An Introduction to Statistical Learning
2. Statistical Learning - Exercises
Conceptual
1. For each of parts (a) through (d), indicate whether we would generally expect the performance of a flexible statistical learning method to be better or worse than an inflexible method. Justify your answer.
- The sample size n is extremely large, and the number of predictors p is small.
better, with a large sample size the model is less likely to overfit when we increase flexibility - The number of predictors p is extremely large, and the number of observations n is small.
worse, with a small sample size a more flexible model will overfit the training data very fast - The relationship between the predictors and response is highly non-linear.
better, since less flexible models like linear regression perform poorly on highly non-linear data. - The variance of the error terms, i.e.σ2=Var(e), is extremely high.
worse, highly flexible models will follow the noise to closely –> overfitting
2. Explain whether each scenario is a classification or regression problem, and indicate whether we are most interested in inference or prediction. Finally, provide n and p.
- We collect a set of data on the top 500 firms in the US. For each firm we record profit, number of employees, industry and the CEO salary. We are interested in understanding which factors affect CEO salary.
- n = 500, p= 3, CEO salary is a continous variable so this is a regression problem and since we are interested in understanding which factors influence the CEO salary it is an inference problem
- We are considering launching a new product and wish to know whether it will be a success or a failure. We collect data on 20 similar products that were previously launched. For each product we have recorded whether it was a success or failure, price charged for the product, marketing budget, competition price, and ten other variables.

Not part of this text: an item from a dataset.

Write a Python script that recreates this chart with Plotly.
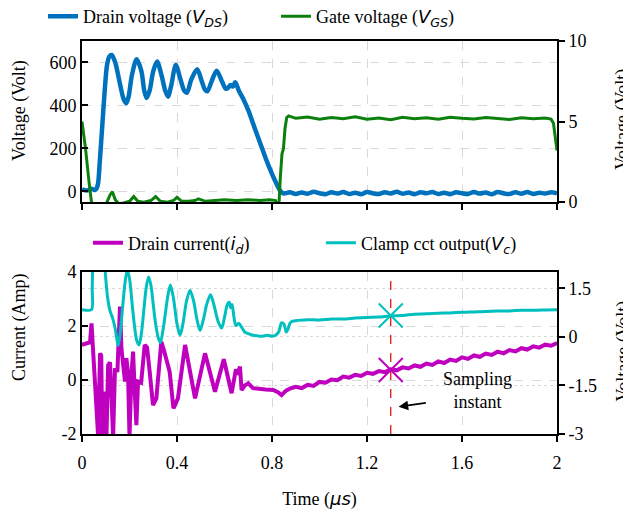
import plotly.graph_objects as go

# ---------------- data ----------------
# Top panel: drain voltage V_DS (left axis, V) and gate voltage V_GS (right axis, V)
vds_t = [0, 0.02, 0.04, 0.055, 0.062, 0.068, 0.075, 0.085, 0.095, 0.105, 0.115, 0.125,
         0.14, 0.16, 0.175, 0.186, 0.196, 0.21, 0.23, 0.25, 0.262, 0.272, 0.285, 0.3,
         0.316, 0.335, 0.35, 0.362, 0.375, 0.395, 0.415, 0.43, 0.442, 0.46, 0.485, 0.505,
         0.517, 0.528, 0.545, 0.567, 0.59, 0.605, 0.615, 0.625, 0.635, 0.645, 0.66, 0.68,
         0.70, 0.72, 0.74, 0.76, 0.78, 0.80, 0.815, 0.826, 0.835,
         0.85, 0.875, 0.9, 0.925, 0.95, 0.975, 1.0, 1.025, 1.05, 1.075, 1.1, 1.125,
         1.15, 1.175, 1.2, 1.225, 1.25, 1.275, 1.3, 1.325, 1.35, 1.375, 1.4, 1.425,
         1.45, 1.475, 1.5, 1.525, 1.55, 1.575, 1.6, 1.625, 1.65, 1.675, 1.7, 1.725,
         1.75, 1.775, 1.8, 1.825, 1.85, 1.875, 1.9, 1.925, 1.95, 1.975, 2.0]
vds_v = [10, 4, 12, 6, 15, 40, 140, 300, 460, 585, 628, 635,
         600, 500, 430, 410, 440, 540, 615, 560, 470, 435, 470, 560,
         604, 540, 470, 441, 490, 588, 520, 470, 459, 520, 568, 510,
         475, 466, 510, 562, 510, 478, 482, 495, 488, 508, 470, 428,
         378, 317, 255, 195, 135, 82, 45, 20, 2,
         -10, -4, -12, -5, -11, -2, -9, -13, -4, -10, -3, -12,
         -6, -13, -3, -9, -12, -4, -10, -2, -11, -5, -13, -4,
         -9, -3, -12, -6, -13, -4, -9, -12, -3, -10, -5, -13,
         -3, -9, -12, -4, -11, -3, -12, -6, -10, -4, -9]

vgs_t = [0, 0.015, 0.03, 0.04, 0.05, 0.07, 0.09, 0.105, 0.118, 0.128, 0.14, 0.155,
         0.175, 0.2, 0.218, 0.235, 0.26, 0.29, 0.31, 0.33, 0.36, 0.385, 0.4, 0.42,
         0.45, 0.475, 0.49, 0.52, 0.56, 0.6, 0.65, 0.7, 0.75, 0.79, 0.815, 0.828,
         0.835, 0.842, 0.848, 0.855, 0.862, 0.87, 0.9, 0.95, 1.0, 1.05, 1.1, 1.15,
         1.2, 1.25, 1.3, 1.35, 1.4, 1.45, 1.5, 1.55, 1.6, 1.65, 1.7, 1.75, 1.8,
         1.85, 1.9, 1.95, 1.975, 1.985, 1.993, 2.0]
vgs_v = [5.0, 3.3, 1.2, 0.0, -0.5, -0.6, -0.3, 0.0, 0.45, 0.65, 0.15, -0.1,
         -0.05, 0.05, 0.35, 0.05, 0.0, 0.1, 0.35, 0.05, 0.0, 0.1, 0.3, 0.05,
         0.05, 0.1, 0.2, 0.05, 0.1, 0.15, 0.1, 0.15, 0.1, 0.15, 0.1, -0.5,
         1.5, 3.0, 3.3, 4.6, 5.25, 5.35, 5.2, 5.28, 5.15, 5.25, 5.18, 5.3,
         5.15, 5.22, 5.12, 5.26, 5.18, 5.24, 5.14, 5.27, 5.2, 5.16, 5.25, 5.2,
         5.13, 5.24, 5.18, 5.22, 5.15, 4.9, 4.0, 3.2]

# Bottom panel: drain current i_d (left axis, A) and clamp output V_c (right axis, V)
id_t = [0, 0.02, 0.034, 0.04, 0.047, 0.055, 0.06, 0.068, 0.076, 0.081, 0.085, 0.097,
        0.103, 0.11, 0.118, 0.124, 0.131, 0.139, 0.149, 0.16, 0.166, 0.181, 0.187,
        0.194, 0.2, 0.208, 0.215, 0.222, 0.229, 0.236, 0.249, 0.264, 0.274, 0.285,
        0.299, 0.313, 0.334, 0.345, 0.369, 0.385, 0.404, 0.434, 0.455, 0.476, 0.518,
        0.539, 0.56, 0.597, 0.614, 0.63, 0.648, 0.656, 0.665, 0.672, 0.686, 0.70,
        0.72, 0.749, 0.774, 0.805, 0.825, 0.84, 0.858, 0.875,
        0.9, 0.925, 0.95, 0.975, 1.0, 1.025, 1.05, 1.075, 1.1, 1.125, 1.15, 1.175,
        1.2, 1.225, 1.25, 1.275, 1.3, 1.325, 1.35, 1.375, 1.4, 1.425, 1.45, 1.475,
        1.5, 1.525, 1.55, 1.575, 1.6, 1.625, 1.65, 1.675, 1.7, 1.725, 1.75, 1.775,
        1.8, 1.825, 1.85, 1.875, 1.9, 1.925, 1.95, 1.975, 2.0]
id_v = [1.3, 1.37, 1.4, 2.1, 1.0, 0.19, -1.0, -2.1, 0.99, 0.9, -2.1, -0.43,
        -2.1, 0.55, 0.66, -0.43, -2.1, 0.43, 0.3, 2.72, 1.17, -0.06, 0.81,
        0.2, -2.1, 0.19, 1.05, -0.43, -1.67, -0.06, -0.1, 1.3, 1.2, 0.31,
        -0.93, -0.68, 1.42, 1.1, 0.31, -1.05, -0.68, 1.3, 0.3, -0.68, 0.99,
        0.2, -0.43, 0.77, 0.1, -0.49, 0.4, 0.2, 0.5, -0.37, -0.2, -0.12,
        -0.3, -0.31, -0.35, -0.37, -0.45, -0.56, -0.4, -0.32,
        -0.25, -0.3, -0.18, -0.22, -0.07, -0.1, 0.02, -0.01, 0.13, 0.09, 0.19, 0.15,
        0.27, 0.23, 0.33, 0.29, 0.4, 0.36, 0.47, 0.43, 0.54, 0.49, 0.61, 0.56,
        0.69, 0.63, 0.76, 0.71, 0.84, 0.78, 0.91, 0.86, 0.98, 0.93, 1.05, 0.99,
        1.11, 1.06, 1.18, 1.13, 1.25, 1.2, 1.31, 1.27, 1.37]

vc_t = [0, 0.04, 0.043, 0.047, 0.055, 0.09, 0.099, 0.108, 0.118, 0.128, 0.139, 0.153,
        0.162, 0.172, 0.18, 0.19, 0.2, 0.21, 0.22, 0.23, 0.24, 0.25, 0.26, 0.27,
        0.28, 0.29, 0.3, 0.31, 0.32, 0.33, 0.345, 0.36, 0.372, 0.385, 0.4, 0.413,
        0.425, 0.44, 0.455, 0.47, 0.485, 0.497, 0.51, 0.525, 0.541, 0.555, 0.572,
        0.588, 0.6, 0.612, 0.62, 0.626, 0.632, 0.64, 0.648, 0.66, 0.672, 0.685,
        0.7, 0.72, 0.74, 0.76, 0.78, 0.8, 0.815, 0.828, 0.84, 0.85, 0.86, 0.868,
        0.878, 0.9, 0.95, 1.0, 1.05, 1.1, 1.15, 1.2, 1.25, 1.3, 1.35, 1.4, 1.45,
        1.5, 1.55, 1.6, 1.65, 1.7, 1.75, 1.8, 1.85, 1.9, 1.95, 2.0]
vc_v = [0.84, 0.84, 1.5, 2.6, 3.2, 3.0, 1.9, 1.2, 0.8, 0.6, 0.28, -0.27,
        0.2, 1.0, 1.6, 2.05, 1.8, 1.1, 0.4, -0.1, -0.25, 0.1, 0.8, 1.5,
        1.85, 1.6, 1.0, 0.4, 0.0, -0.18, 0.4, 1.2, 1.6, 1.2, 0.4, 0.05,
        0.4, 1.1, 1.44, 1.1, 0.5, 0.2, 0.5, 1.0, 1.3, 1.0, 0.5,
        0.27, 0.6, 1.0, 1.07, 0.9, 1.0, 0.6, 0.35, 0.42, 0.3, 0.15,
        0.1, 0.05, 0.03, 0.02, 0.05, 0.02, 0.05, 0.15, 0.43, 0.4, 0.15, 0.25,
        0.45, 0.5, 0.53, 0.52, 0.55, 0.55, 0.58, 0.6, 0.61, 0.65, 0.66, 0.7, 0.71,
        0.73, 0.74, 0.76, 0.77, 0.78, 0.8, 0.8, 0.82, 0.82, 0.83, 0.84]

sampling_time = [1.3]
sample_id = [0.37]
sample_vc = [0.66]

x_ticks = [0, 0.4, 0.8, 1.2, 1.6, 2]
x_ticktext = ["0", "0.4", "0.8", "1.2", "1.6", "2"]
vds_ticks = [0, 200, 400, 600]
vgs_ticks = [0, 5, 10]
id_ticks = [-2, 0, 2, 4]
id_ticktext = ["-2", "0", "2", "4"]
vc_ticks = [-3, -1.5, 0, 1.5]
vc_ticktext = ["-3", "-1.5", "0", "1.5"]

# ---------------- styling ----------------
SERIF = "Liberation Serif"
SANS_I = lambda s: '<span style="font-family:DejaVu Sans"><i>%s</i></span>' % s
BLUE, GREEN, MAGENTA, CYAN = "#0072BD", "#0C800C", "#BF00BF", "#00BFBF"

fig = go.Figure()
fig.add_trace(go.Scatter(x=vds_t, y=vds_v, mode="lines", xaxis="x", yaxis="y",
                         line=dict(color=BLUE, width=4.5, shape="spline", smoothing=0.8),
                         legend="legend",
                         name="Drain voltage (" + SANS_I("V") + "<sub>" + SANS_I("DS") + "</sub>)"))
fig.add_trace(go.Scatter(x=vgs_t, y=vgs_v, mode="lines", xaxis="x", yaxis="y2",
                         line=dict(color=GREEN, width=3), legend="legend2",
                         name="Gate voltage (" + SANS_I("V") + "<sub>" + SANS_I("GS") + "</sub>)"))
fig.add_trace(go.Scatter(x=id_t, y=id_v, mode="lines", xaxis="x2", yaxis="y3",
                         line=dict(color=MAGENTA, width=4), legend="legend3",
                         name="Drain current(" + SANS_I("i") + "<sub>" + SANS_I("d") + "</sub>)"))
fig.add_trace(go.Scatter(x=vc_t, y=vc_v, mode="lines", xaxis="x2", yaxis="y4",
                         line=dict(color=CYAN, width=3, shape="spline", smoothing=0.8),
                         legend="legend4",
                         name="Clamp cct output(" + SANS_I("V") + "<sub>" + SANS_I("c") + "</sub>)"))
# sampling instant line and markers
fig.add_trace(go.Scatter(x=sampling_time * 2, y=[id_ticks[0], id_ticks[-1]], mode="lines",
                         xaxis="x2", yaxis="y3", showlegend=False,
                         line=dict(color="#E00000", width=1.2, dash="dash")))
fig.add_trace(go.Scatter(x=sampling_time, y=sample_id, mode="markers", xaxis="x2", yaxis="y3",
                         showlegend=False,
                         marker=dict(symbol="x-thin", size=24, line=dict(color=MAGENTA, width=2))))
fig.add_trace(go.Scatter(x=sampling_time, y=sample_vc, mode="markers", xaxis="x2", yaxis="y4",
                         showlegend=False,
                         marker=dict(symbol="x-thin", size=24, line=dict(color=CYAN, width=2))))

tickfont = dict(family=SERIF, size=18, color="black")
common_x = dict(range=[0, 2], tickvals=x_ticks, ticktext=x_ticktext, ticks="outside",
                ticklen=6, tickwidth=1.5, tickcolor="black", showline=True, linewidth=2,
                linecolor="black", mirror=True, showgrid=True, gridcolor="#d9d9d9",
                griddash="dash", gridwidth=1, zeroline=False, tickfont=tickfont)
common_yl = dict(ticks="inside", ticklen=6, tickwidth=1.5, tickcolor="black", showline=True,
                 linewidth=2, linecolor="black", mirror=True, showgrid=True,
                 gridcolor="#d9d9d9", griddash="dash", zeroline=False, tickfont=tickfont)
common_yr = dict(ticks="outside", ticklen=6, tickwidth=1.5, tickcolor="black", showline=True,
                 linewidth=2, linecolor="black", zeroline=False, tickfont=tickfont, side="right")

top_dom = [0.59, 1.0]
bot_dom = [0.0, 0.412]

def leg(x, y):
    return dict(orientation="h", x=x, xanchor="left", y=y, yanchor="middle",
                font=dict(family=SERIF, size=18), bgcolor="rgba(0,0,0,0)", itemwidth=30)

# the page body adds an 8 px offset, so the figure is 8 px smaller than the window
fig.update_layout(
    width=623, height=506,
    margin=dict(l=74, r=74, t=33, b=80, autoexpand=False),
    paper_bgcolor="white", plot_bgcolor="white",
    font=dict(family=SERIF, size=18, color="black"),
    xaxis=dict(domain=[0, 1], anchor="y", showticklabels=False, **common_x),
    yaxis=dict(domain=top_dom, anchor="x", range=[-50, 700], tickvals=vds_ticks, **common_yl),
    yaxis2=dict(overlaying="y", anchor="x", range=[0, 10], tickvals=vgs_ticks,
                showgrid=False, **common_yr),
    xaxis2=dict(domain=[0, 1], anchor="y3", ticklabelstandoff=5,
                title=dict(text="Time (" + SANS_I("μs") + ")", standoff=21,
                           font=dict(family=SERIF, size=18)), **common_x),
    yaxis3=dict(domain=bot_dom, anchor="x2", range=[-2, 4], tickvals=id_ticks,
                ticktext=id_ticktext, **common_yl),
    yaxis4=dict(overlaying="y3", anchor="x2", range=[-3, 2], tickvals=vc_ticks,
                ticktext=vc_ticktext, showgrid=True, gridcolor="#d9d9d9", griddash="dot",
                **common_yr),
    legend=leg(-0.0821, 1.062),
    legend2=leg(0.4084, 1.062),
    legend3=leg(0.0126, 0.486),
    legend4=leg(0.503, 0.486),
    showlegend=True,
)

ann_font = dict(family=SERIF, size=18, color="black")
fig.add_annotation(text="Voltage (Volt)", xref="paper", yref="paper", x=-0.1305, y=0.822,
                   textangle=-90, showarrow=False, font=ann_font, xanchor="center", yanchor="middle")
fig.add_annotation(text="Voltage (Volt)", xref="paper", yref="paper", x=1.139, y=0.80,
                   textangle=-90, showarrow=False, font=ann_font, xanchor="center", yanchor="middle")
fig.add_annotation(text="Current (Amp)", xref="paper", yref="paper", x=-0.1305, y=0.27,
                   textangle=-90, showarrow=False, font=ann_font, xanchor="center", yanchor="middle")
fig.add_annotation(text="Voltage (Volt)", xref="paper", yref="paper", x=1.139, y=0.21,
                   textangle=-90, showarrow=False, font=ann_font, xanchor="center", yanchor="middle")
fig.add_annotation(text="Sampling<br>instant", xref="x2", yref="y3", x=1.665, y=-0.39,
                   showarrow=False, font=ann_font, align="center")
fig.add_annotation(text="", xref="x2", yref="y3", x=1.333, y=-0.99, axref="x2", ayref="y3",
                   ax=1.454, ay=-0.84, showarrow=True, arrowhead=2, arrowsize=1.2,
                   arrowwidth=1.6, arrowcolor="black")

fig.write_html("out.html")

- n = 20, p= 13, success or failure -> categorical –> classification , since we want to know if a given product is a success or failure it is a prediction problem.
- We are interest in predicting the % change in the USD/Euro exchange rate in relation to the weekly changes in the world stock markets. Hence we collect weekly data for all of 2012. For each week we record the % change in the USD/Euro, the % change in the US market, the % change in the British market, and the % change in the German market.
- n = 52, p= 3, since y is continous –> regression, prediction
3. We now revisit the bias-variance decomposition.
- Provide a sketch of typical (squared) bias, variance, training error, test error, and Bayes (or irreducible) error curves, on a single plot, as we go from less flexible statistical learning methods towards more flexible approaches. The x-axis should represent the amount of flexibility in the method, and the y-axis should represent the values for each curve. There should be five curves. Make sure to label each one.
Explain why each of the five curves has the shape displayed in part (a)
train-MSE: monotonically decreasing up to a point where it perfectly fits the data
test-MSE: declining sharply with increased flexibility but is starting to rise again when the training model starts to overfit the training data (model can’t generalize to new data)
Var(e): constant, irreducible error, best possible value test MSE can achieve
squared bias: the error that is introduced by explaining a complicated real world problem through a simple model, decreases with increasing flexibility
- Variance: the amout by which \(\hat{f}\) changes if we estimate it using different training data
4. You will now think of some real-life applications for statistical learning.
Describe three real-life applications in which classification might be useful. Describe the response, as well as the predictors. Is the goal of each application inference or prediction? Explain your answer.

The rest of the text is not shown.